I am sitting at my kitchen table as I write, looking out on 12 inches of freshly fallen snow. My favorite part of winter is the coziness factor. Any excuse to change into my soft clothes by 4 p.m. each day is fine by me. It offers me a little peace of mind that I am dealing with cancer this time of year and not during the peak of summer when spending as much time outdoors is my priority. This kind of weather calls me to my couch with a blanket, cup of tea and a few lit candles. Perfect recovery weather.
Last week I underwent a sentinel lymph node biopsy. This is a procedure to determine if the cancer has spread beyond the breast into surrounding lymph nodes. It is more commonly done at the time of the mastectomy, but because I am also looking at reconstruction, my plastic surgeon recommended this be done first to determine if radiation will be needed.
The morning started off with things moving right along. The first part of this process involves injecting a tracer material into the breast. This helps the surgeon determine which lymph nodes are closest to the tumor. Later, during the actual lymph node removal, the doctor removed three in all, reporting to Bryan that they appeared to be normal, however biopsy results wouldn’t be back for 3-5 days.

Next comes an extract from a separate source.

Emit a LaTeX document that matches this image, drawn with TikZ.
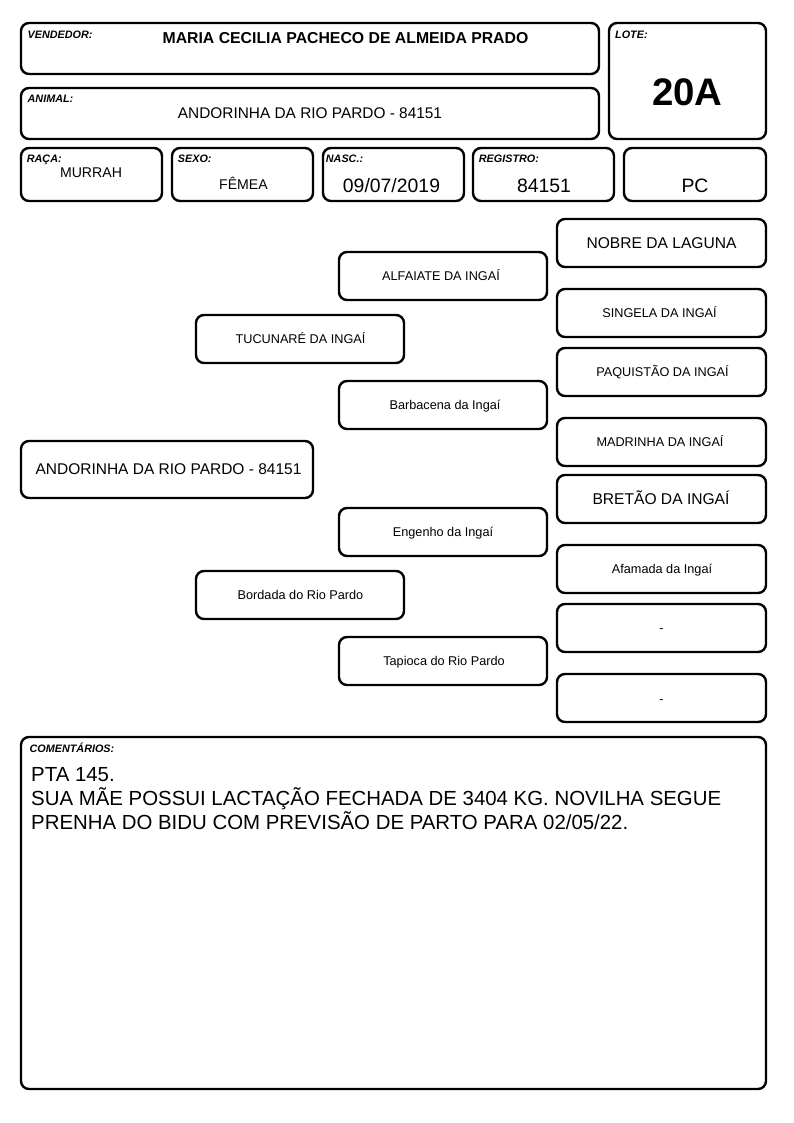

Which is why I was surprised to hear back from her on Friday. Dr. Sachtleben reported that two of my lymph nodes were clear, however, one did in fact have cancer in it. She reported that it is a small amount and that no other lymph nodes will need to be removed but it does mean she will be referring me to the radiology oncologist after surgery. My biopsy results will also be sent on to determine if chemo will be needed. We should have that information prior to surgery.
I had fully expected her to say I was going to avoid radiation (which in hindsight is ridiculous because I am quickly learning cancer takes you for its own ride, not the other way around) so needless to say I felt pretty discouraged by that news as a long road to recovery just got a bit longer. Radiation also brings increased risks when it comes to reconstruction but I am trying not to borrow trouble there.
In the coming weeks, I will meet with my plastic surgeon, oncologist, physical therapist and genetic counselor. (Really I've built my own little entourage and in some circles that's a real sign of having "arrived".) It looks like surgery will take place just before Christmas.
There are so many emotions that come with having breast cancer and on any given day I can experience any and all of them. I think I am most surprised by how weary I feel. I have never been one to shy away from a challenge. In fact I often go looking for them by way of a marathon. I think of myself as someone who has a lot of grit and I know deep down that quality will serve me well in the weeks and months ahead, but there is something about this experience that is challenging me in all new ways. Maybe it’s that I am used to pushing through, leaning into discomfort and now I find that I want to do just the opposite. Crawling into bed and pulling the covers over my head often feels pretty inviting. But as my dad reminded me the day we learned of my cancer, he didn't raise any sissies, which was his way of saying, "You've got this, kid." And I do.